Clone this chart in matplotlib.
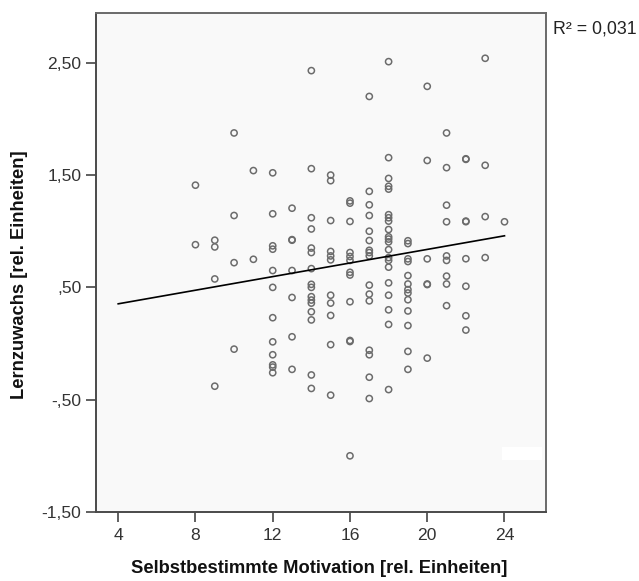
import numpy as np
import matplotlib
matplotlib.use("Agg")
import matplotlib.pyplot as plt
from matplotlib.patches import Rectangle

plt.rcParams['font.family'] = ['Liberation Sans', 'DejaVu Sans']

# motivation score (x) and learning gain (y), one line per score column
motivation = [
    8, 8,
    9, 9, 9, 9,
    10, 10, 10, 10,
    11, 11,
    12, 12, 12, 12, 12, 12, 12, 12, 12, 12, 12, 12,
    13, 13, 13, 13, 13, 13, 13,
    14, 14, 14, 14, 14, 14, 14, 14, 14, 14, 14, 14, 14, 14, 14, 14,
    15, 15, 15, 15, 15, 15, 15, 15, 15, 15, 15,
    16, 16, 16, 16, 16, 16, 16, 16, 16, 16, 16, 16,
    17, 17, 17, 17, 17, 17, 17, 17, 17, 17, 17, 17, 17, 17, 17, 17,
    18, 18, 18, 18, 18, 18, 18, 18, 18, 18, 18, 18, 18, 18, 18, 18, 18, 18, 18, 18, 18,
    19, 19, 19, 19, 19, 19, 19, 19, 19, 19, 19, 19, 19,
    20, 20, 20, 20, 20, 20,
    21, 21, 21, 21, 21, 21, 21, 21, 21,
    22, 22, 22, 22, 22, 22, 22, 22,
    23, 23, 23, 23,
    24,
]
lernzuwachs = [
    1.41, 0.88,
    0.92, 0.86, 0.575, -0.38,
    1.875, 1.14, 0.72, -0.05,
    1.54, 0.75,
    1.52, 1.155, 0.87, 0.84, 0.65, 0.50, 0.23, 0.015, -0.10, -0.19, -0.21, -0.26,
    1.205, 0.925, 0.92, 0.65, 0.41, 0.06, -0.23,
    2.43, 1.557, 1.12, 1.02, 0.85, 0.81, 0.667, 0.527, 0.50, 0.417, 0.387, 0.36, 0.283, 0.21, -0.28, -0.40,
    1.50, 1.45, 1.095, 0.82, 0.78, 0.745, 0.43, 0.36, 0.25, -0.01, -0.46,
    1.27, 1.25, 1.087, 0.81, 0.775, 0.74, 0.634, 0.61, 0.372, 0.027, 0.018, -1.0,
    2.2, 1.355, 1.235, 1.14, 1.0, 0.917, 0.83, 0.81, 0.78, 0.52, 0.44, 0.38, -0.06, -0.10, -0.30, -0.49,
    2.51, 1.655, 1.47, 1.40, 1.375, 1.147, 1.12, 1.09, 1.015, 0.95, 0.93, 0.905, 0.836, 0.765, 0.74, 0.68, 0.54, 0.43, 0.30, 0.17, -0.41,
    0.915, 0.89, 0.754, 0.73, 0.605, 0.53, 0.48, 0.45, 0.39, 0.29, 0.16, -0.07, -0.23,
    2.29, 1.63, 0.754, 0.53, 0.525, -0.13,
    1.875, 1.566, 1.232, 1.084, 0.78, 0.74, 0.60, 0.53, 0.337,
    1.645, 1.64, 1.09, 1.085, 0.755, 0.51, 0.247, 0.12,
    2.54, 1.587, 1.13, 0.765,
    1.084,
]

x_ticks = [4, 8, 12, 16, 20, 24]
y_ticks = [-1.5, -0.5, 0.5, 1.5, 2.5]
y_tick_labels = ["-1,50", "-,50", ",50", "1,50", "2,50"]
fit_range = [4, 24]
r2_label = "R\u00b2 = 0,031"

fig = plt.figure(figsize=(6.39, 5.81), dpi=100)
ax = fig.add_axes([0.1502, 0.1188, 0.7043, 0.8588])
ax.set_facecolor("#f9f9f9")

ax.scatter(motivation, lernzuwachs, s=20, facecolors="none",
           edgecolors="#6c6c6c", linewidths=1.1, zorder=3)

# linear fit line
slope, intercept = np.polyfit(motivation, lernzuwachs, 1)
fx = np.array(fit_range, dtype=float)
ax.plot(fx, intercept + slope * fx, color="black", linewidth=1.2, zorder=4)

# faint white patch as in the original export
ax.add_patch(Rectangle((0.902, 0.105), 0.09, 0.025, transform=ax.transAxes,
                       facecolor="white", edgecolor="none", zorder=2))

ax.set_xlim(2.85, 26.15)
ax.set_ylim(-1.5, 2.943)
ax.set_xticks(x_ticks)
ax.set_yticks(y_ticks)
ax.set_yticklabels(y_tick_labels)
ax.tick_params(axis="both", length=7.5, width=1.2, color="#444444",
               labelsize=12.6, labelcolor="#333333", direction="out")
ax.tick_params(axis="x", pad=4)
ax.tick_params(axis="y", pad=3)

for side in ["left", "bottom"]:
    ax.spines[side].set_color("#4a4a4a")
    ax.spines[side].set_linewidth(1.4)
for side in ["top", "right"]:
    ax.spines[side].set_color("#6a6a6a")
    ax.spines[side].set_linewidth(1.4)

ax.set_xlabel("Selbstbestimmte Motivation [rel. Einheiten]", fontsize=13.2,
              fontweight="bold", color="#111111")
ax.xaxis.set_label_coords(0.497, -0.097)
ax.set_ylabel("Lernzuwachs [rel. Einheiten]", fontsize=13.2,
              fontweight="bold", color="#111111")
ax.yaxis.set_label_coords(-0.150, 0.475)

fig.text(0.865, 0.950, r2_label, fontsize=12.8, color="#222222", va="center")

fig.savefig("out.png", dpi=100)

#### Exercise directions
Reply with nothing but the number of lines in the data above that contain "matplotlib".

#### The reply
5